I feel this would optimize the calls a bit as there is no bash process setup and teardown.
subprocess never runs the shell unless you ask it explicitly e.g.,
#!/usr/bin/env python
import subprocess
subprocess.check_call(['ls', '-l'])
This call runs ls program without invoking /bin/sh.
Or will it give no performance advantage?
If your subprocess calls actually use the shell e.g., to specify a pipeline consicely or you use bash process substitution that could be verbose and error-prone to define using subprocess module directly then it is unlikely that invoking bash is a performance bottleneck -- measure it first.
There are Python packages that too allow to specify such commands consicely e.g., plumbum could be used to emulate a shell pipeline.
If you want to use bash as a server process then pexpect is useful for dialog-based interactions with an external process -- though it is unlikely that it affects time performance. fabric allows to run both local and remote commands (ssh).

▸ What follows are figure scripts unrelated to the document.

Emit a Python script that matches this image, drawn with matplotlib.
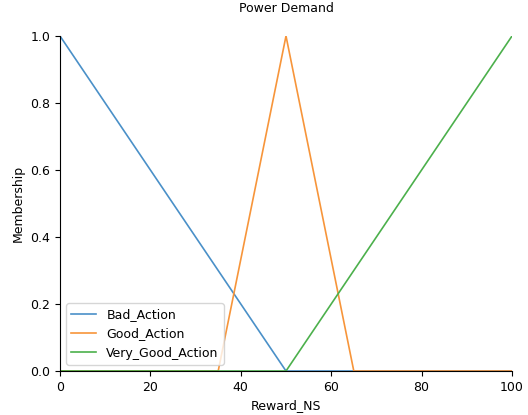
import matplotlib
matplotlib.use("Agg")
import matplotlib.pyplot as plt

# Breakpoints of each membership function (x, membership)
bad_x = [0, 50, 100]
bad_y = [1.0, 0.0, 0.0]
good_x = [0, 35, 50, 65, 100]
good_y = [0.0, 0.0, 1.0, 0.0, 0.0]
vgood_x = [0, 50, 100]
vgood_y = [0.0, 0.0, 1.0]
labels = ["Bad_Action", "Good_Action", "Very_Good_Action"]
colors = ["#4a90c8", "#f7953a", "#4cb04c"]
xticks = [0, 20, 40, 60, 80, 100]
yticks = [0.0, 0.2, 0.4, 0.6, 0.8, 1.0]

plt.rcParams["font.size"] = 9
fig = plt.figure(figsize=(5.28, 4.15), dpi=100)
ax = fig.add_axes([60/528, 1-371/415, (512-60)/528, (371-36)/415])

for xs, ys, lab, c in zip([bad_x, good_x, vgood_x], [bad_y, good_y, vgood_y], labels, colors):
    ax.plot(xs, ys, color=c, linewidth=1.2, label=lab)

ax.set_xlim(0, 100)
ax.set_ylim(0, 1.0)
ax.set_xticks(xticks)
ax.set_yticks(yticks)
ax.spines["top"].set_visible(False)
ax.spines["right"].set_visible(False)
ax.set_xlabel("Reward_NS")
ax.set_ylabel("Membership")
ax.set_title("Power Demand", fontsize=9, pad=17)
ax.legend(loc="lower left")

fig.savefig("out.png", dpi=100)
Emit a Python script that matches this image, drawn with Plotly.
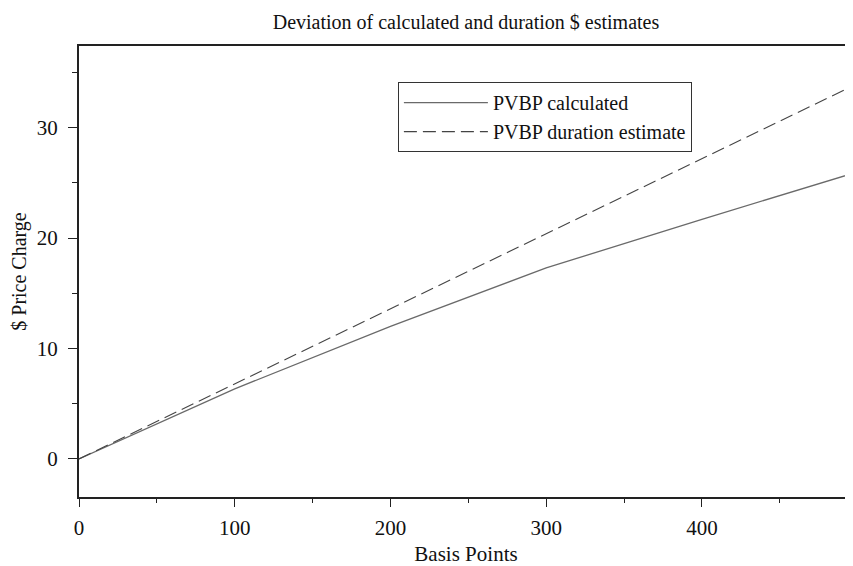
import plotly.graph_objects as go

basis_points = [0, 100, 200, 300, 400, 500]
pvbp_calculated = [0, 6.35, 12.0, 17.3, 21.7, 26.0]
pvbp_duration = [0, 6.8, 13.6, 20.4, 27.2, 34.0]

title_text = "Deviation of calculated and duration $ estimates"
x_title = "Basis Points"
y_title = "$ Price Charge"
series_names = ["PVBP calculated", "PVBP duration estimate"]

FONT = "Liberation Serif, Times New Roman, serif"

fig = go.Figure()
fig.add_trace(go.Scatter(x=basis_points, y=pvbp_calculated, mode="lines",
                         name=series_names[0],
                         line=dict(color="#6a6a6a", width=1.3)))
fig.add_trace(go.Scatter(x=basis_points, y=pvbp_duration, mode="lines",
                         name=series_names[1],
                         line=dict(color="#444444", width=1.1, dash="13px,6px")))

# page body has an 8px margin, so the figure is sized to fill the rest of the window
fig.update_layout(
    width=845, height=558,
    margin=dict(l=71, r=0, t=38, b=69, autoexpand=False),
    paper_bgcolor="white", plot_bgcolor="white",
    font=dict(family=FONT, size=20, color="#111"),
    title=dict(text=title_text, xref="paper", x=0.5, xanchor="center",
               y=0.988, yanchor="top", pad=dict(t=0, b=0),
               font=dict(family=FONT, size=20, color="#111")),
    legend=dict(x=0.412, y=0.92, xanchor="left", yanchor="top",
                bordercolor="#333", borderwidth=1, bgcolor="white",
                font=dict(family=FONT, size=20, color="#111"),
                itemwidth=84, tracegroupgap=0),
    showlegend=True,
)
fig.update_xaxes(range=[0, 497], showgrid=False, zeroline=False, automargin=False,
                 showline=True, linecolor="#222", linewidth=2, mirror=True,
                 ticks="outside", ticklen=8, tickwidth=1.2, tickcolor="#222",
                 tickvals=[0, 100, 200, 300, 400], ticktext=["0", "100", "200", "300", "400"],
                 minor=dict(ticks="outside", ticklen=4, tickwidth=1.2, tickcolor="#222", dtick=50, tick0=0),
                 tickfont=dict(size=21), ticklabelstandoff=3,
                 title=dict(text=x_title, font=dict(size=21), standoff=9))
fig.update_yaxes(range=[-3.45, 37.4], showgrid=False, zeroline=False, automargin=False,
                 showline=True, linecolor="#222", linewidth=2,
                 ticks="outside", ticklen=9, tickwidth=1.2, tickcolor="#222",
                 tickvals=[0, 10, 20, 30], ticktext=["0", "10", "20", "30"],
                 minor=dict(ticks="outside", ticklen=5, tickwidth=1.2, tickcolor="#222", dtick=5, tick0=0),
                 tickfont=dict(size=21), ticklabelstandoff=6,
                 title=dict(text=y_title, font=dict(size=20), standoff=10))

fig.write_html("out.html")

There are other subprocess wrappers such as sarge which can parse a pipeline specified in a string without invoking the shell e.g., it enables cross-platform support for bash-like syntax (&&, ||, & in command lines) or sh -- a complete subprocess replacement on Unix that provides TTY by default (it seems full-featured but the shell-like piping is less straightforward). You can even use Python-ish BASHwards-looking syntax to run commands with xonsh shell.
Again, it is unlikely that it affects performance in a meaningful way in most cases.
The problem of starting and communicating with external processes in a portable manner is complex -- the interaction between processes, pipes, ttys, signals, threading, async. IO, buffering in various places has rough edges. Introducing a new package may complicate things if you don't know how a specific package solve numerous issues related to running shell commands.